* Dataset excerpt

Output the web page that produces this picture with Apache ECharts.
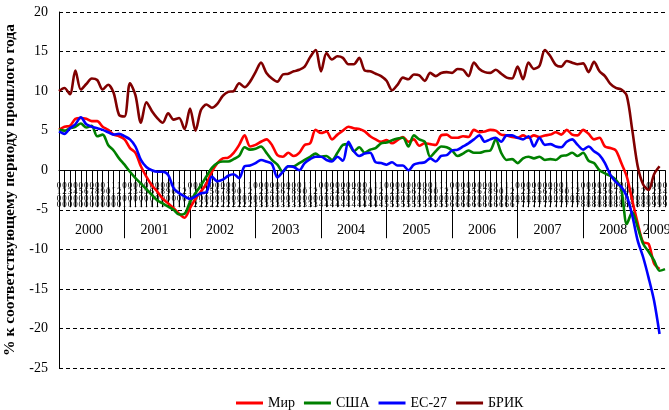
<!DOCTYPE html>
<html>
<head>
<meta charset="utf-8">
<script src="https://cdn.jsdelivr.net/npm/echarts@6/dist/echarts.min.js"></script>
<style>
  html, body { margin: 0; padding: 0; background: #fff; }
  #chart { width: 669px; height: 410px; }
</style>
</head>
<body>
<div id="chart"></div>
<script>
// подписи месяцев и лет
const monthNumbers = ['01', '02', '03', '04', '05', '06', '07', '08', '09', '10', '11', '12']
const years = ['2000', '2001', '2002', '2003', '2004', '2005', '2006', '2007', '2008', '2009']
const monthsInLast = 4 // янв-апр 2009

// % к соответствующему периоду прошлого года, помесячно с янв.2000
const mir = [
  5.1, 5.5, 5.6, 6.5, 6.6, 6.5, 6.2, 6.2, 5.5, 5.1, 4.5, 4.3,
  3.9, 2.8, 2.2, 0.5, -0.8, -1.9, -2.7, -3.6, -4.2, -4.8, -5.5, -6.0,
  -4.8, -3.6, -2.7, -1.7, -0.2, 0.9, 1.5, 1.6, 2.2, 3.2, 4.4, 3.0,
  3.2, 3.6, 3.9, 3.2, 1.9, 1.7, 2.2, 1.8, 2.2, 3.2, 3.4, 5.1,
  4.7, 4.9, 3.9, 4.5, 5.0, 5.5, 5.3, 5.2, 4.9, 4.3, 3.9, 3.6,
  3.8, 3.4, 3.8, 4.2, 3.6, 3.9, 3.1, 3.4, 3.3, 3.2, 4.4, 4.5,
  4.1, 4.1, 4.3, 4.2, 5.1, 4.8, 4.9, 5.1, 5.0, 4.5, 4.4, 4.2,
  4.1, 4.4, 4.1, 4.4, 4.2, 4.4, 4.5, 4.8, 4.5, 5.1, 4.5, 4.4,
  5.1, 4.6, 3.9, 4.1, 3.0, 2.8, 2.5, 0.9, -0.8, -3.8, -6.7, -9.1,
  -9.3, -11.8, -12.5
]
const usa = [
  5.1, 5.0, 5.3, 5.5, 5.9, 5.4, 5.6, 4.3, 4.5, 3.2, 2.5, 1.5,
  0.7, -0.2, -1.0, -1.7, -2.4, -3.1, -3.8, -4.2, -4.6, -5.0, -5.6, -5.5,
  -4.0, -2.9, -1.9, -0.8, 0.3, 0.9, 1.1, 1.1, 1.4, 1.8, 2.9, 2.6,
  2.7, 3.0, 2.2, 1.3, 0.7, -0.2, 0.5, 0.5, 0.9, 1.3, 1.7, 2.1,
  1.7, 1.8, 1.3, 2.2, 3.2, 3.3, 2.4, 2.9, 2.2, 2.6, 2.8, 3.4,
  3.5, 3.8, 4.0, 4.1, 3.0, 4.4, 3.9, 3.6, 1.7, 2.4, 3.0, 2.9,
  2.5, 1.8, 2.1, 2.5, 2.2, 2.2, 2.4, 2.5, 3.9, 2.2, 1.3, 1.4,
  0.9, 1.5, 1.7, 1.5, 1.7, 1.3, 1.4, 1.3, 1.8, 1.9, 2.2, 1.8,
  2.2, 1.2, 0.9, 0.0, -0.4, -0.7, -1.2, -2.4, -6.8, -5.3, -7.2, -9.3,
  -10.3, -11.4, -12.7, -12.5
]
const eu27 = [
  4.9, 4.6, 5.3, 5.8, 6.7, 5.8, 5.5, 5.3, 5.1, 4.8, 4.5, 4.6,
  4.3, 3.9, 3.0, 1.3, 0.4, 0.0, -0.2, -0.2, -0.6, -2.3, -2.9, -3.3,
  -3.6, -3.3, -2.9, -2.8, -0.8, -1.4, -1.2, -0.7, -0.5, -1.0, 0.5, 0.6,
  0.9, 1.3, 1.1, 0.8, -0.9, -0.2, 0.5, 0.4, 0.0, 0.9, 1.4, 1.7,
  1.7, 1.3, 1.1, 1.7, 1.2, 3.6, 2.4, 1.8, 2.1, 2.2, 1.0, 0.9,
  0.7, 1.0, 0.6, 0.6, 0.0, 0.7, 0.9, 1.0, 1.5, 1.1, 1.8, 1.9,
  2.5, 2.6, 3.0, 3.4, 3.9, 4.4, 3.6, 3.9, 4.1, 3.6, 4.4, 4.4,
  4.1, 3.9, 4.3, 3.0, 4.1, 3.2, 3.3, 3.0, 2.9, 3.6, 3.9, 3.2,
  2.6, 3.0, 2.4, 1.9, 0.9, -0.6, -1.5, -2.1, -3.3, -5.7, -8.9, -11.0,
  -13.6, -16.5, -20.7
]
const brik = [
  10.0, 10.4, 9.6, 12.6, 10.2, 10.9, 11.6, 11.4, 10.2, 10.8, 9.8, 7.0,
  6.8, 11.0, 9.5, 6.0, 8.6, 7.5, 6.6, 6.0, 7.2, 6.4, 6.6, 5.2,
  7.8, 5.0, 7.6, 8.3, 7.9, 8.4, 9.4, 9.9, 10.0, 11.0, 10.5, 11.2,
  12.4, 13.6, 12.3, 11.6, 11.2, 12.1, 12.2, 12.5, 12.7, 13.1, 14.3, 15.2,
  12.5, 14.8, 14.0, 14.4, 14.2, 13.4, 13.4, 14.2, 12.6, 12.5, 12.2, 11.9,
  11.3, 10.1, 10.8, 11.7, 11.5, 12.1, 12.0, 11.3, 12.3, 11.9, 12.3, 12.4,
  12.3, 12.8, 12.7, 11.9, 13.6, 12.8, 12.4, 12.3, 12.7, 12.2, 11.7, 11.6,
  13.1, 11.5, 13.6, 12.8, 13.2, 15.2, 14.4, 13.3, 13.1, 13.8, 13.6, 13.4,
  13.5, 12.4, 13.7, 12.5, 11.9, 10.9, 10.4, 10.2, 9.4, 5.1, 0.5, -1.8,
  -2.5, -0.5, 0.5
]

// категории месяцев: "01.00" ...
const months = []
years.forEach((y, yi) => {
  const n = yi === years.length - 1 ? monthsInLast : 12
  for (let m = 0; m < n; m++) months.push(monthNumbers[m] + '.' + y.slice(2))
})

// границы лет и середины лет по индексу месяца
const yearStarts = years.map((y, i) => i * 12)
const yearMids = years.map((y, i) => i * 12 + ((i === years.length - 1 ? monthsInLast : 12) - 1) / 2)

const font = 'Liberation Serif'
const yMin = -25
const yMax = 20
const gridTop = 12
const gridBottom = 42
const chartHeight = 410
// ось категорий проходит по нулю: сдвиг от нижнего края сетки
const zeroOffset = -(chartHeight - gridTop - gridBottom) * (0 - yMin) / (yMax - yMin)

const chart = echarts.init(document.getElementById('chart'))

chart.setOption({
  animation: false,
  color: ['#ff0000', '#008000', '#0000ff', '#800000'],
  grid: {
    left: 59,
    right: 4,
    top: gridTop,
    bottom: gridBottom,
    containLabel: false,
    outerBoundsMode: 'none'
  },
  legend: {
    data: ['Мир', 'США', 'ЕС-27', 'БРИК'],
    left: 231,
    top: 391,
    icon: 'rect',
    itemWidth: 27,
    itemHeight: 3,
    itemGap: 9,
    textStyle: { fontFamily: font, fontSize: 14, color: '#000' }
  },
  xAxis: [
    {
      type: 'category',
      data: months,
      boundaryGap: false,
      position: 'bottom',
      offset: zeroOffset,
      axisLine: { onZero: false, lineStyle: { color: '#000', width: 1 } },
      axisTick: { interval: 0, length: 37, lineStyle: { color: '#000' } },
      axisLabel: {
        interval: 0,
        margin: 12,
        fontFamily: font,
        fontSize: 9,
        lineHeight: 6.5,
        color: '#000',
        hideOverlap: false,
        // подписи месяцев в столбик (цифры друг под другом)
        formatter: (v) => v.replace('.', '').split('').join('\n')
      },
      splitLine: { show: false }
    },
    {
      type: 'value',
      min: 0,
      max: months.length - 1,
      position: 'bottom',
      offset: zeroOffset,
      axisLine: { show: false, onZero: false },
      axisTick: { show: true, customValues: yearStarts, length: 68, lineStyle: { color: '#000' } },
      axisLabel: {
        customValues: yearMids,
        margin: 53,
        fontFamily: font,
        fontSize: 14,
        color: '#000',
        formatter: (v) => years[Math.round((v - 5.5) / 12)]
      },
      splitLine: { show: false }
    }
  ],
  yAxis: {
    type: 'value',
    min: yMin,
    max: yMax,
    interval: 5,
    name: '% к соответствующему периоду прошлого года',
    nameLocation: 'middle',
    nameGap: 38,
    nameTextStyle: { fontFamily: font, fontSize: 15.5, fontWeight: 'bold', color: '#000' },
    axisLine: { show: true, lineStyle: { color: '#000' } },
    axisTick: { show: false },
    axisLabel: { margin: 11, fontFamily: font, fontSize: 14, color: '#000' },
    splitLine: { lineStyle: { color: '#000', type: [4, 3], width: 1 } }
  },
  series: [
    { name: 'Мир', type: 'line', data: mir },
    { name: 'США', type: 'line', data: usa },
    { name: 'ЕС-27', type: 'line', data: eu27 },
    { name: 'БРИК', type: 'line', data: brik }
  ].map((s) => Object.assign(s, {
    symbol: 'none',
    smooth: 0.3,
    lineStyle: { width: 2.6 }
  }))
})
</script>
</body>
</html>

* Task to carry out
From the first line of the material down to the line containing "const monthsInLast = 4 // янв-апр 2009", inclusive, return each line exactly, skipping any picture.

* Result for this task
Output the web page that produces this picture with Apache ECharts.
<!DOCTYPE html>
<html>
<head>
<meta charset="utf-8">
<script src="https://cdn.jsdelivr.net/npm/echarts@6/dist/echarts.min.js"></script>
<style>
  html, body { margin: 0; padding: 0; background: #fff; }
  #chart { width: 669px; height: 410px; }
</style>
</head>
<body>
<div id="chart"></div>
<script>
// подписи месяцев и лет
const monthNumbers = ['01', '02', '03', '04', '05', '06', '07', '08', '09', '10', '11', '12']
const years = ['2000', '2001', '2002', '2003', '2004', '2005', '2006', '2007', '2008', '2009']
const monthsInLast = 4 // янв-апр 2009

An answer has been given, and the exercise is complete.